Helena Roth, an archeobotanist on Gadot’s team, studied the charred remains of wood found in the landfill and compared them to samples taken from the destruction layers in the city itself. In the landfill she mostly found traces of olive and fig trees – which surrounded the city and probably provided a cheap source of fuel. In the city itself, she also found rare or imported materials like boxwood and Lebanese cedar, likely the remains of luxury furniture that was burned down with the rest of the city.
 
The fact that the dump and city had different wood remains supports the idea that the landfill functioned as a garbage storage site, Roth says.
 
The holiest garbage
Another comparative study conducted by the Tel Aviv team was with materials found about a decade ago in a smaller landfill from the same period, very near by - just under the Temple Mount.
There, a team led by archaeologists Guy Bar-Oz and Ronny Reich had found significant amounts of pigeon bones.

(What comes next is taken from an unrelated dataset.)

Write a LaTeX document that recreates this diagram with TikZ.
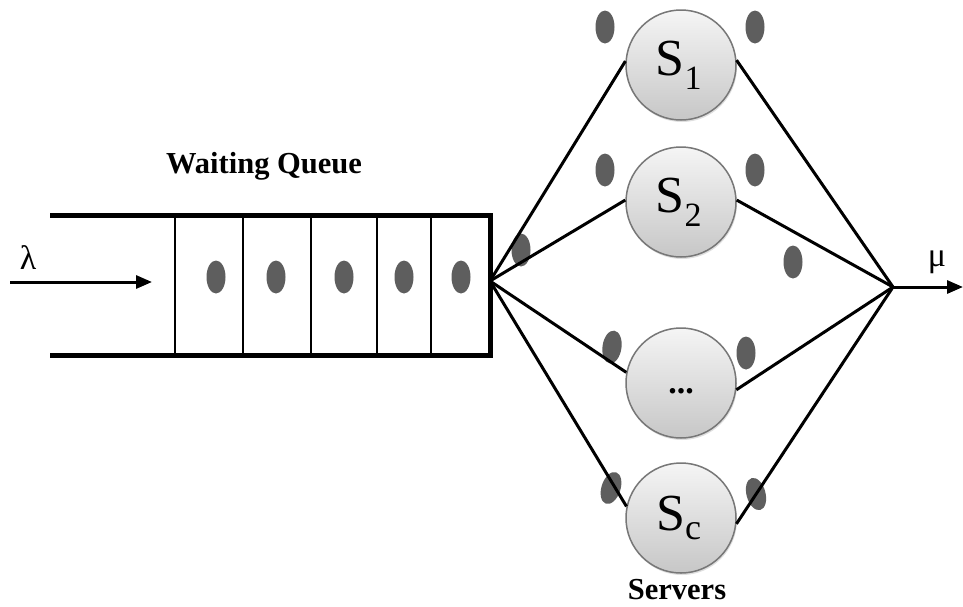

Because these birds were often used a sacrificial animal in ancient Israel, they speculated that this dump was used to collect the remains of the cultic activities that took place at the nearby Temple. Gadot says that no pigeon bones have been found in the city dump he excavated, strengthening the theory that what was found in the northern landfill by his colleagues was indeed “holy garbage.”